T.D. steps into Gene Rayburn's tuxedo
Mary, Mary, quite contrary, couldn't make her garden grow with water. So what did she use? If you answered "glossolalia," "veal," "da hammer," "urine," "Jesus," or "Really, T.D., we don't talk for six months and this is how you say hi?", you'd have done well as the first contestant at the Milky Way's live re-creation of The Match Game a week ago Wednesday.
For those whose recollection of classic '70s television is murky: the original Match Game asked contestants to supply answers to ridiculous, innuendo-provoking fill-in-the-blank questions and match their responses to those of six D-list celebrities. The Milky Way incarnation pulled together a choice selection of local gadabouts for its panel: Union Square Round Table regulars Chris Braiotta and Keira Horowitz, Anderson Comedy troupe members Katie McCarthy and Gretchen Gavett, Magic People keyboardist Al Deaderick, and (disclosure!) Phoenix music editor Michael Brodeur.

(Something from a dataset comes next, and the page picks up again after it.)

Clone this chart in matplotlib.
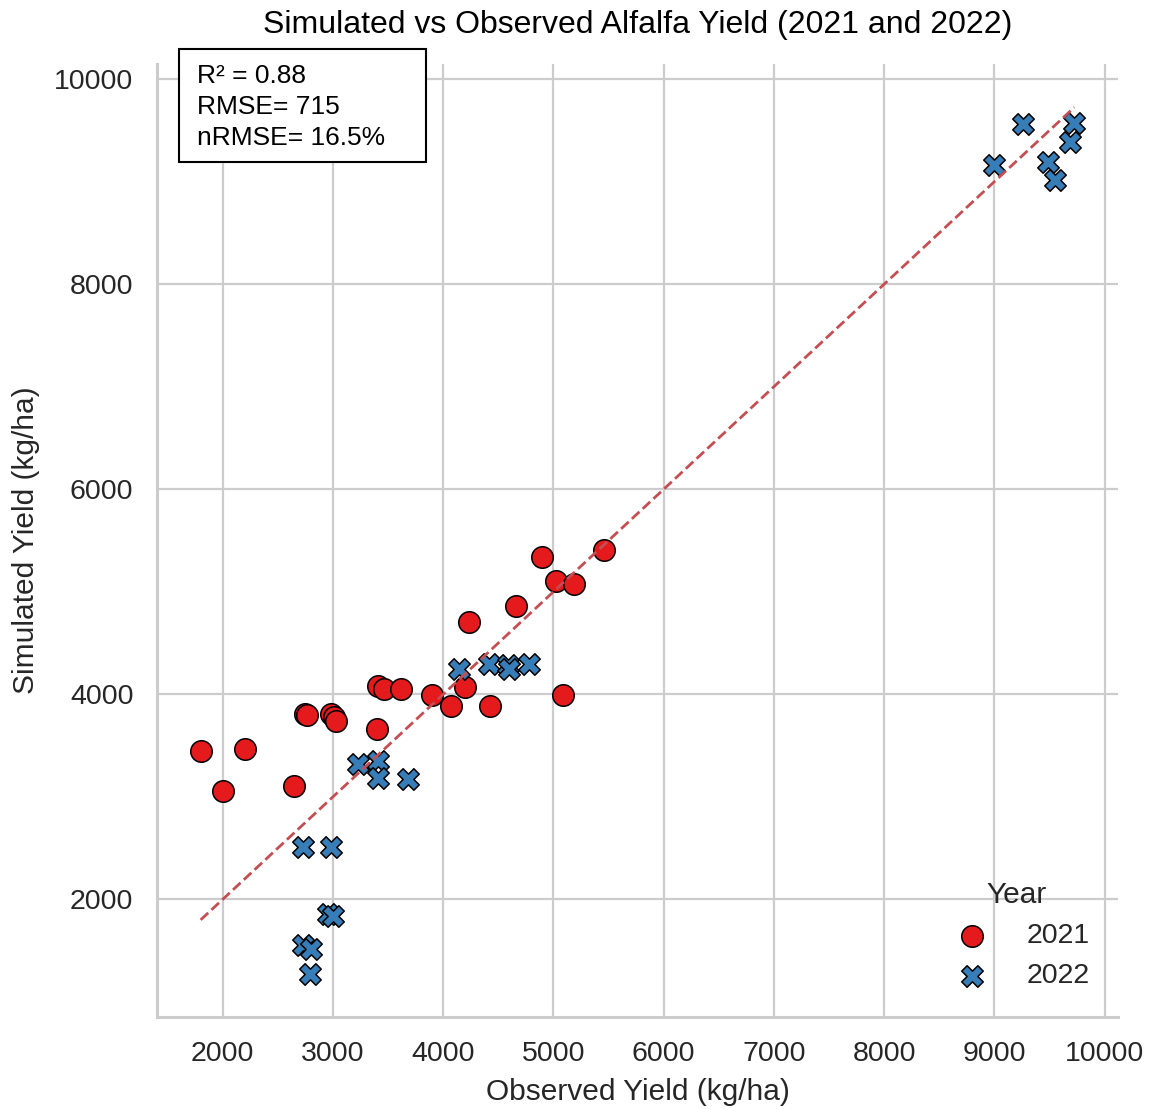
import matplotlib
matplotlib.use("Agg")
import matplotlib.pyplot as plt
from matplotlib.patches import Rectangle
from matplotlib.ticker import MultipleLocator
import seaborn as sns

# observed / simulated alfalfa yield, kg/ha
obs_2021 = [1800, 2203, 2000, 2651, 2745, 2765, 2981, 3011, 3026, 3398,
            3405, 3465, 3616, 3901, 4073, 4198, 4421, 5090, 4234, 4664,
            4894, 5027, 5190, 5457]
sim_2021 = [3448, 3464, 3056, 3105, 3807, 3800, 3807, 3774, 3742, 3663,
            4084, 4052, 4052, 3996, 3882, 4068, 3888, 3996, 4701, 4858,
            5341, 5106, 5080, 5406]

obs_2022 = [4146, 4418, 4585, 4600, 4781, 3223, 3411, 3411, 3677, 2724,
            2981, 2951, 2996, 2724, 2799, 2790, 8998, 9255, 9489, 9549,
            9685, 9725]
sim_2022 = [4248, 4297, 4290, 4248, 4297, 3323, 3350, 3180, 3170, 2507,
            2507, 1854, 1841, 1554, 1515, 1275, 9167, 9559, 9187, 9014,
            9383, 9569]

year_labels = ["2021", "2022"]
stats_lines = ["R\u00b2 = 0.88", "RMSE= 715", "nRMSE= 16.5%"]

sns.set_theme(style="whitegrid")
plt.rcParams["font.family"] = ["Liberation Sans", "DejaVu Sans"]

fig = plt.figure(figsize=(11.49, 11.09), dpi=100)
ax = fig.add_axes([157 / 1149, 92 / 1109, 961 / 1149, 953 / 1109])

ax.scatter(obs_2021, sim_2021, s=240, c="#e41a1c", marker="o",
           edgecolor="black", linewidth=1.1, label=year_labels[0], zorder=3)
ax.scatter(obs_2022, sim_2022, s=240, c="#377eb8", marker="X",
           edgecolor="black", linewidth=1.1, label=year_labels[1], zorder=3)

# 1:1 line over the observed range
lo = min(obs_2021 + obs_2022)
hi = max(obs_2021 + obs_2022)
ax.plot([lo, hi], [lo, hi], ls="--", color="#C44E52", lw=2, zorder=4)

ax.xaxis.set_major_locator(MultipleLocator(1000))
ax.yaxis.set_major_locator(MultipleLocator(2000))
ax.tick_params(axis="both", labelsize=20.5, length=0, pad=17, colors="0.15")
ax.grid(True, color="0.8", lw=1.6)
for side in ["top", "right"]:
    ax.spines[side].set_visible(False)
for side in ["left", "bottom"]:
    ax.spines[side].set_color("0.8")
    ax.spines[side].set_linewidth(2.2)

ax.set_xlabel("Observed Yield (kg/ha)", fontsize=21.5, color="0.15", labelpad=8)
ax.set_ylabel("Simulated Yield (kg/ha)", fontsize=21.5, color="0.15", labelpad=10)
ax.set_title("Simulated vs Observed Alfalfa Yield (2021 and 2022)",
             fontsize=23, color="black", pad=22)

# stats box
ax.add_patch(Rectangle((0.0229, 0.8972), 0.2570, 0.1185, transform=ax.transAxes,
                       facecolor="white", edgecolor="black", lw=1.5,
                       clip_on=False, zorder=5))
ax.text(0.0412, 1.0005, "\n".join(stats_lines), transform=ax.transAxes,
        fontsize=19, color="black", va="top", ha="left",
        linespacing=1.38, zorder=6)

leg = ax.legend(title="Year", loc="lower right", bbox_to_anchor=(0.997, 0.002),
                frameon=False, fontsize=20.5, title_fontsize=21.5,
                handletextpad=0.9, labelspacing=0.5)
leg._legend_box.sep = 10
for t in leg.get_texts():
    t.set_color("0.15")
leg.get_title().set_color("0.15")

fig.savefig("out.png", dpi=100)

Rocking a brown velvet jacket and a hypnotic paisley tie, Big Digits rapper T.D. Sidell took on the role of bemused, often flummoxed host. The Milky Way lacked the plastic-fantastic trappings of the original show, but with Moonbat Tom Scanlon and his "sweet licks on the geetar," we had an authentic wacky wah-wah Match Game soundtrack.
By night's end, we'd witnessed one possibly lewd reference to Febrezing, eight very awkward exchanges between Sidell and Horowitz (playing the role of a woman scorned), and a whole heap of technical difficulties. At one point, Sidell found himself without a question card; he came up with "[Blank]. That's what she said" on the spot. (Best answer: "Now I am become death, the destroyer of worlds.")
Between rounds, we were treated to video shorts: a charming little number about rainbows, butterflies, and dismemberment from local illustrator Jef Czekaj, and Braiotta and Gavett's "Depressing Fuck-Tour U.S.A.," a sexy romp through such lust-inspiring locales as Centralia, Pennsylvania, and a Curves parking lot.
The winners won't have all that long to spend their $20 Milky Way gift cards, as the club is set to close in March '09. But perhaps that makes those cards all the more precious. And any venue where "Paul Newman" is an answer to "He strokes his violin with [blank]" should be savored while it's still around.